L’analyse de Régis Yankovici conduit à un constat clair : la phase haussière exceptionnelle de l’or, amorcée au printemps 2024 et marquée par un quasi-doublement des cours, ne repose plus aujourd’hui sur des fondements suffisamment solides pour justifier une exposition élevée. Les arguments traditionnellement invoqués –protection contre l’inflation, contre les risques géopolitiques ou contre la dépréciation des monnaies – ne résistent pas aux données historiques : ces relations se sont affaiblies, voire inversées, au cours des dernières années.
Le véritable moteur de l’or demeure la politique monétaire américaine. Or, les marchés anticipent désormais des baisses de taux rapides, scénario que

Régis Yankovici juge excessif et susceptible d’être démenti. Une telle déception pourrait entraîner une correction marquée du métal jaune, d’autant que de nombreux signaux de surchauffe sont visibles : engouement du public, tensions sur le physique, pic de recherches Google, multiplication des contenus promotionnels et introduction d’une grande minière chinoise à un moment jugé opportun.
L’alerte est renforcée par un indicateur technique rare, la dimension fractale, qui s’est déclenché à un niveau associé par le passé à des retournements majeurs. Ce faisceau d’éléments a conduit Luxavie à réduire significativement l’exposition à l’or, désormais ramenée entre 5 et 7 % des portefeuilles.

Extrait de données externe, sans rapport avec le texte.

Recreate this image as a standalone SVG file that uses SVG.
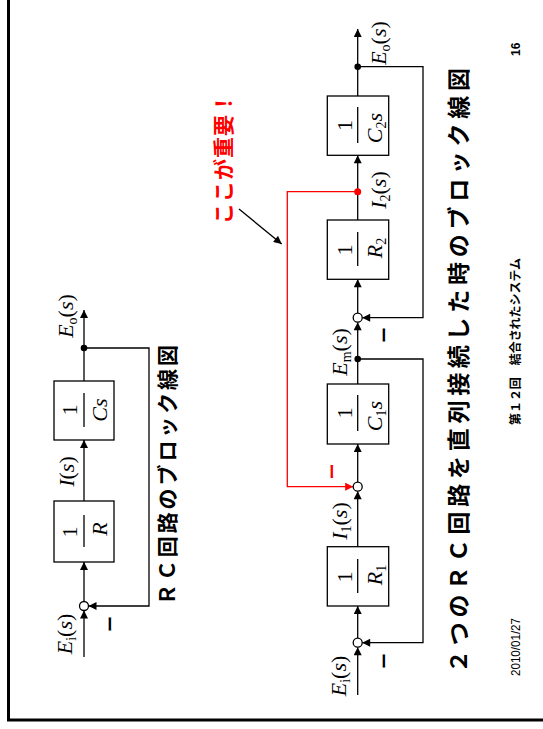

En matière de réallocation, Régis Yankovici attire l’attention sur le cuivre, dont le ratio cuivre/or est revenu sur des plus bas de vingt ans, alors que ses fondamentaux demeurent robustes. Ce désajustement pourrait constituer une alternative crédible pour les investisseurs souhaitant sécuriser leurs gains et se repositionner dans un segment moins saturé.

Les valeurs de qualité qui constituent les Sélections Elite sont toujours délaissées. Nous continuons à y voir une opportunité, car le marché peut raconter ce qu’il veut, in fine la qualité finit toujours par payer.